Kurulan hükmün hukuki sonuç doğurmamasını ifade eden hükmün açıklanmasının geri bırakılması müessesesinin ve sanık lehine hükmün temyiz edilmesi durumunda daha sonra kurulacak hüküm ya da hükümlerdeki cezanın sanığın aleyhine olarak ilk hükümden daha ağır olmamasını ifade eden "cezayı aleyhe değiştirememe" kuralının sanık lehine getirilen düzenlemeler olduğu açıktır. İlk hüküm aleyhe temyiz edilmemesi nedeniyle daha sonra kurulacak hükümlerde "cezayı aleyhe değiştirememe" ilkesi gözetilmesi gereken sanık hakkında hükmün açıklanmasının geri bırakılması müessesesi uygulandığı takdirde anılan kuralın uygulanamayacağına ilişkin yasal bir düzenleme mevcut değildir. Yine, kendisine sunulan fırsatı değerlendiremeyerek denetim süresi içinde kasten yeni bir suç işlemesi veya denetimli serbestlik tedbirine ilişkin yükümlülüklere bilerek aykırı davranması nedeniyle 5271 sayılı CMK"nın 231. maddesinin 11. fıkrası gereğince hükmün aynen açıklanması gerektiğinden bahisle "cezayı aleyhe değiştirememe" kuralının uygulanmaması gerektiğine dair sanığın aleyhine çıkarımda bulunmak da mümkün değildir. Ayrıca, ilk hükümdeki kısa süreli hapis cezasının seçenek yaptırımlara çevrilmesi hatalı bir uygulamaya dayanmamakta ise, açıklanması geri bırakılan hükmün açıklanması sırasında ilk hükümdeki seçenek yaptırımların "aleyhe değiştirme yasağı" ilkesi gereğince gözetilmesi, atıfetin genişletilmesi olarak da nitelendirilemez. O halde "cezayı aleyhe bozma, düzeltme ve değiştirme yasağı"nın konusunun zorunlu olarak infaz edilebilecek sonuç ceza olduğu göz önüne alınarak, sanığın denetim süresi içinde kasten yeni bir suç işlemesi veya denetimli serbestlik tedbirine ilişkin yükümlülüklere bilerek aykırı davranması hallerinde açıklanması geri bırakılan hüküm aynen açıklanmalı, ancak hükmün son kısmına "cezayı aleyhe değiştirememe" kuralı gereğince ilk hükümdeki miktar üzerinden infazın yerine getirilmesi gerektiği şerhi düşülmelidir.

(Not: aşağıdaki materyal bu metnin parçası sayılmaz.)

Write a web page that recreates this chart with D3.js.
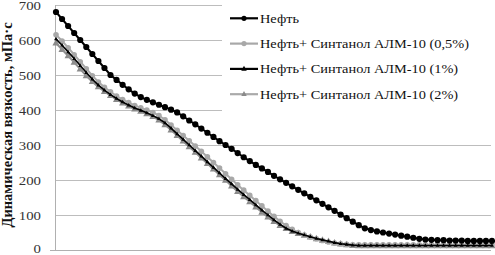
<!DOCTYPE html>
<html><head><meta charset="utf-8">
<script src="https://cdn.jsdelivr.net/npm/d3@7"></script>
<style>html,body{margin:0;padding:0;background:#fff;}svg{display:block;} text{font-family:"Liberation Serif","DejaVu Serif","Times New Roman",serif;}</style>
</head><body>
<script>
const seriesNames = ["Нефть","Нефть+ Синтанол АЛМ-10 (0,5%)","Нефть+ Синтанол АЛМ-10 (1%)","Нефть+ Синтанол АЛМ-10 (2%)"];
const yTicks = [0,100,200,300,400,500,600,700];
const yTitle = "Динамическая вязкость, мПа·с";
const neft = [680,660,640,620,600,580,560,540,520,500,486,472,459,447,437,429,422,415,408,401,393,382,370,359,347,335,323,311,300,289,277,265,254,243,233,223,212,202,192,182,172,162,152,142,132,122,112,101,91,81,71,62,57,53,50,47,44,41,38,35,32,30,29,28,28,27,27,27,26,26,26,26,26];
const s05 = [615,597,578,558,538,518,498,480,465,452,440,430,421,413,406,400,393,384,372,357,342,327,312,297,282,266,250,234,218,202,186,171,156,141,126,111,96,82,70,59,50,43,37,32,27,23,20,18,16,15,15,15,15,15,15,15,15,15,15,15,15,15,15,15,15,15,15,15,15,15,15,15,15];
const s1 = [603,585,566,547,527,507,488,471,457,444,433,423,414,406,399,392,384,375,363,348,332,316,300,284,268,252,236,220,204,189,173,158,144,129,114,100,86,73,62,54,48,43,38,33,29,25,21,18,16,14,13,13,13,13,13,13,13,13,13,13,13,13,13,13,13,13,13,13,13,13,13,13,13];
const s2 = [591,573,555,536,517,498,481,466,453,441,430,420,411,403,396,389,381,371,358,343,327,311,295,279,263,247,231,215,199,183,167,152,138,123,108,94,81,70,61,53,47,42,37,32,28,24,20,17,15,13,12,12,12,12,12,12,12,12,12,12,12,12,12,12,12,12,12,12,12,12,12,12,12];
const categories = neft.map((d,i)=>i+1);

const W=495,H=255;
const FONT='"Liberation Serif","DejaVu Serif","Times New Roman",serif';
const SX=1.14;
const svg=d3.select("body").append("svg").attr("width",W).attr("height",H);
const x=d3.scalePoint().domain(categories).range([56,492]);
const y=d3.scaleLinear().domain([0,700]).range([250,5]);

svg.append("g").selectAll("line").data(yTicks.filter(t=>t>0)).join("line")
  .attr("x1",55).attr("x2",491).attr("y1",d=>y(d)).attr("y2",d=>y(d))
  .attr("stroke","#bdbdbd").attr("stroke-width",1).attr("shape-rendering","crispEdges");
svg.append("line").attr("x1",55).attr("x2",55).attr("y1",y(700)).attr("y2",y(0))
  .attr("stroke","#b0b0b0").attr("shape-rendering","crispEdges");
svg.append("line").attr("x1",50).attr("x2",491).attr("y1",y(0)).attr("y2",y(0))
  .attr("stroke","#b0b0b0").attr("shape-rendering","crispEdges");

const yAxis=d3.axisLeft(y).tickValues(yTicks).tickSize(0).tickPadding(0);
const ga=svg.append("g").attr("transform","translate(41,0)").call(yAxis);
ga.select(".domain").remove();
ga.selectAll("text").attr("dy",null).attr("x",0).attr("y",d=>d===0?2.2:4.4)
  .attr("transform",`scale(${SX},1)`)
  .style("font-family",FONT).attr("font-size","13px").attr("fill","#333");

svg.append("text").attr("transform","translate(12,125) rotate(-90)").attr("text-anchor","middle")
  .style("font-family",FONT).attr("font-weight","bold").attr("font-size","14.5px")
  .attr("fill","#111").text(yTitle);

const series=[
 {name:seriesNames[3],data:s2,color:"#8f8f8f",lw:2,marker:"tri",mcolor:"#8a8a8a"},
 {name:seriesNames[1],data:s05,color:"#a8a8a8",lw:2,marker:"circle",mcolor:"#a8a8a8"},
 {name:seriesNames[2],data:s1,color:"#000",lw:1.6,marker:"tri",mcolor:"#000"},
 {name:seriesNames[0],data:neft,color:"#000",lw:2,marker:"circle",mcolor:"#000"}
];
const line=d3.line().x((d,i)=>x(categories[i])).y(d=>y(d));
const triPath=(s)=>`M0,${-s*0.62}L${s*0.55},${s*0.38}L${-s*0.55},${s*0.38}Z`;
series.forEach(s=>{
  const g=svg.append("g");
  if(s.marker==="tri" && s.mcolor!=="#000"){
    g.selectAll("path.m").data(s.data).join("path").attr("class","m")
     .attr("transform",(d,i)=>`translate(${x(categories[i])},${y(d)})`).attr("d",triPath(6.5)).attr("fill",s.mcolor);
    g.append("path").datum(s.data).attr("d",line).attr("fill","none").attr("stroke",s.color).attr("stroke-width",s.lw);
  } else {
    g.append("path").datum(s.data).attr("d",line).attr("fill","none").attr("stroke",s.color).attr("stroke-width",s.lw);
    if(s.marker==="circle"){
      g.selectAll("circle").data(s.data).join("circle").attr("cx",(d,i)=>x(categories[i])).attr("cy",d=>y(d))
        .attr("r",s.mcolor==="#000"?3.1:2.8).attr("fill",s.mcolor);
    } else {
      g.selectAll("path.m").data(s.data).join("path").attr("class","m")
       .attr("transform",(d,i)=>`translate(${x(categories[i])},${y(d)})`).attr("d",triPath(3.5)).attr("fill",s.mcolor);
    }
  }
});

const lg=svg.append("g");
lg.append("rect").attr("x",222).attr("y",0).attr("width",273).attr("height",118).attr("fill","#fff");
const legItems=[
 {name:seriesNames[0],color:"#000",marker:"circle",mcolor:"#000"},
 {name:seriesNames[1],color:"#a8a8a8",marker:"circle",mcolor:"#a8a8a8"},
 {name:seriesNames[2],color:"#000",marker:"tri",mcolor:"#000"},
 {name:seriesNames[3],color:"#aaaaaa",marker:"tri",mcolor:"#8a8a8a"}
];
legItems.forEach((it,k)=>{
  const yy=18.3+k*25.3;
  lg.append("line").attr("x1",230).attr("x2",258).attr("y1",yy).attr("y2",yy).attr("stroke",it.color).attr("stroke-width",2.2);
  if(it.marker==="circle") lg.append("circle").attr("cx",244).attr("cy",yy).attr("r",2.6).attr("fill",it.mcolor);
  else lg.append("path").attr("transform",`translate(244,${yy})`).attr("d",triPath(5)).attr("fill",it.mcolor);
  lg.append("text").attr("transform",`translate(260,${yy+4.3}) scale(${SX},1)`).style("font-family",FONT)
    .attr("font-size","12.6px").attr("fill","#111").text(it.name);
});
</script>
</body></html>
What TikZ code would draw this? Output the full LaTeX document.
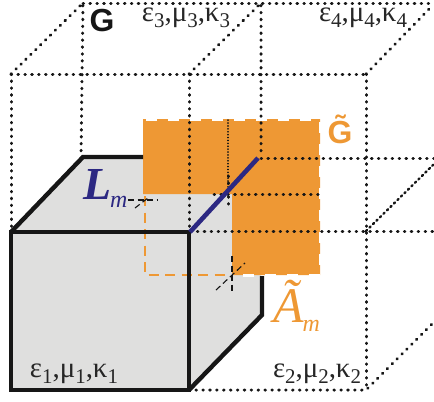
\documentclass[tikz,border=0pt]{standalone}
\usepackage{fontspec}
\setsansfont{Liberation Sans}
\setmainfont{Liberation Serif}
\usepackage{xcolor}
\definecolor{cellgray}{RGB}{223,223,222}
\definecolor{patchorange}{RGB}{238,152,52}
\definecolor{edgeblue}{RGB}{44,40,130}
\definecolor{inkblack}{RGB}{22,22,22}
\usetikzlibrary{positioning}
\tikzset{
  latdots/.style={inkblack, line width=3bp, line cap=round, dash pattern=on 0.6bp off 6.3bp},
  diagdots/.style={inkblack, line width=2.4bp, line cap=round, dash pattern=on 1.5bp off 3.4bp},
  finedots/.style={inkblack, line width=1.4bp, line cap=round, dash pattern=on 0.3bp off 2.6bp},
  cellthick/.style={inkblack, line width=4.4bp, line join=miter},
  patchnotch/.style={white, line width=3bp, dash pattern=on 11bp off 11bp},
  patchdash/.style={patchorange, line width=2.6bp, dash pattern=on 10bp off 6.5bp},
  crossdash/.style={inkblack, line width=1.1bp, dash pattern=on 6bp off 3.5bp},
  matlabel/.style={font=\fontsize{29}{31}\selectfont, text=black!85, inner sep=0pt},
}
\newcommand{\matsub}[1]{\raisebox{-6bp}{\fontsize{21}{21}\selectfont #1}}
\newcommand{\matparams}[1]{ε\matsub{#1},μ\matsub{#1},κ\matsub{#1}}
\begin{document}
\begin{tikzpicture}[x=1bp,y=-1bp]
  \useasboundingbox (0,0) rectangle (434,401);
  % gray cell
  \fill[cellgray] (11,232) -- (83,157) -- (261,157) -- (261,315) -- (189,390) -- (11,390) -- cycle;
  % orange patch
  \fill[patchorange] (143,119) -- (320,119) -- (320,275) -- (232,275) -- (232,194) -- (143,194) -- cycle;
  \draw[patchnotch] (146,119.5) -- (320,119.5);
  \draw[patchnotch] (320.5,122) -- (320.5,275);
  \draw[patchnotch] (320,275.5) -- (232,275.5);
  \draw[patchdash] (145,196) -- (145,275) -- (228,275);
  % thick edges
  \draw[cellthick] (189,232) -- (11,232) -- (11,390) -- (189,390) -- cycle;
  \draw[cellthick] (11,232) -- (83,157) -- (143,157);
  \draw[cellthick] (189,390) -- (262,315) -- (262,276);
  % lattice, back
  \draw[latdots] (83,3) -- (430,3);
  \draw[latdots] (11,74) -- (83,3) -- (81,157);
  \draw[latdots] (189,74) -- (261,3) -- (261,157);
  \draw[latdots] (366,74) -- (433,5);
  \draw[latdots] (261,158) -- (434,158);
  % lattice, front
  \draw[latdots] (11,74) -- (366,74);
  \draw[latdots] (11,74) -- (11,232);
  \draw[latdots] (189,74) -- (189,232) -- (189,390);
  \draw[latdots] (366,74) -- (366,390);
  \draw[latdots] (11,231) -- (434,231);
  \draw[latdots] (189,390) -- (366,390) -- (434,322);
  \draw[diagdots] (366,231) -- (434,164);
  % inner lines
  \draw[latdots] (214,194) -- (320,194);
  \draw[finedots] (228,120) -- (228,194);
  \draw[latdots] (228,176) -- (228,209);
  % edge
  \draw[edgeblue, line width=4.6bp] (190,232) -- (258,158);
  % crosses
  \draw[crossdash] (128,200) -- (158,200);
  \draw[crossdash] (135,208) -- (148,198);
  \draw[crossdash] (232,256) -- (232,294);
  \draw[crossdash] (216,290) -- (245,263);
  % labels
  \node[font=\sffamily\bfseries\fontsize{32}{34}\selectfont, text=inkblack, inner sep=0pt] (gridlabel) at (102,21) {G};
  \node[font=\sffamily\bfseries\fontsize{32}{34}\selectfont, text=patchorange, inner sep=0pt, anchor=base] (patchlabel) at (340,143) {\~{G}};
  \node[matlabel] (matthree) at (186,18) {\matparams{3}};
  \node[matlabel] (matfour) at (363,18) {\matparams{4}};
  \node[matlabel] (matone) at (74,374) {\matparams{1}};
  \node[matlabel] (mattwo) at (317,374) {\matparams{2}};
  \node[font=\bfseries\itshape\fontsize{46}{48}\selectfont, text=edgeblue, inner sep=0pt, anchor=base west] (edgelabel) at (83,199) {L\kern-1bp\raisebox{-8bp}{\fontsize{24}{24}\selectfont\mdseries m}};
  \node[font=\itshape\fontsize{50}{52}\selectfont, text=patchorange, inner sep=0pt, anchor=base west] (arealabel) at (273,322) {\~{A}\kern-1bp\raisebox{-9bp}{\fontsize{24}{24}\selectfont m}};
\end{tikzpicture}
\end{document}
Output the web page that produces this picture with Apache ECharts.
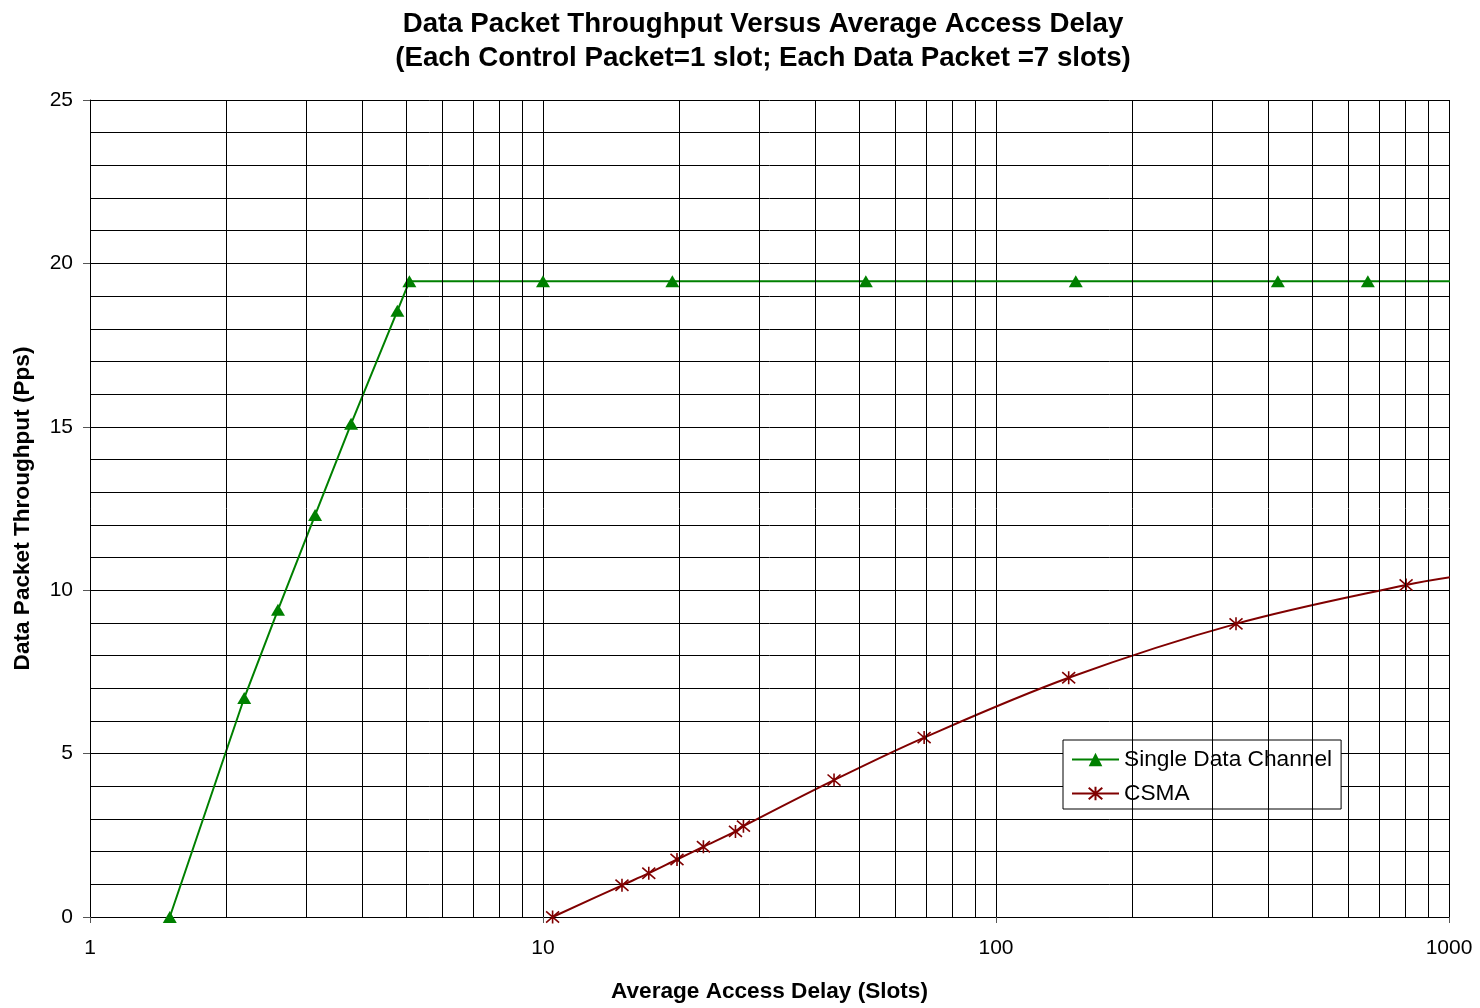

Böylece hükmün aynen kurulması nedeniyle CMK"nın 231/11. maddesine ve infazın ilk hükümdeki ceza üzerinden yapılmasına ilişkin hükmün sonuna eklenecek şerh ile de 1412 sayılı CMUK"un 5320 sayılı Kanunun 8. maddesi uyarınca halen yürürlükte bulunan 326/4. (5271 sayılı CMK"nın 307/4.) maddesine aykırı hareket edilmemiş olacaktır." şeklindeki ilamı gözetilip, bu açıklamalar ışığında somut olay değerlendirildiğinde;
Kısa süreli hapis cezası adli para cezasına çevrilerek verilen ilk hükmün yalnız sanık müdafii tarafından temyiz edilip Özel Dairece lehe bozulmasından sonra, 10 ay hapis cezası şeklindeki açıklanması geri bırakılan ikinci hükmün, sanığın, denetim süresi içinde kasıtlı suç işlemesi nedeniyle CMK"nın 231/11. maddesi uyarınca açıklanması sırasında "cezayı aleyhe değiştirme" yasağı gözetilerek infazın ilk hükümdeki adli para cezası üzerinden yapılması gerektiği belirtilmeden, sanığın hapis cezası ile mahkûmiyetine karar verilmesi,
İsabetsiz olup, hükmün bu nedenle 5320 sayılı Kanunun 8. maddesi gereğince halen uygulanmakta olan 1412 sayılı CMUK’un 321. maddesi uyarınca BOZULMASINA, ancak yeniden yargılamayı gerektirmeyen bu konuda, aynı Kanunun 322. maddesi gereğince karar verilmesi mümkün bulunduğundan, aynı maddenin verdiği yetkiye istinaden hükme "1412 sayılı CMUK"un 5320 sayılı Kanunun 8. maddesi uyarınca halen yürürlükte bulunan 326/4. maddesi uyarınca infazın ilk hükümdeki adli para cezası üzerinden yapılmasına" ibaresinin eklenmesi suretiyle, sair yönleri usul ve kanuna uygun bulunan hükmün DÜZELTİLEREK ONANMASINA, 07/10/2016 tarihinde oybirliğiyle karar verildi.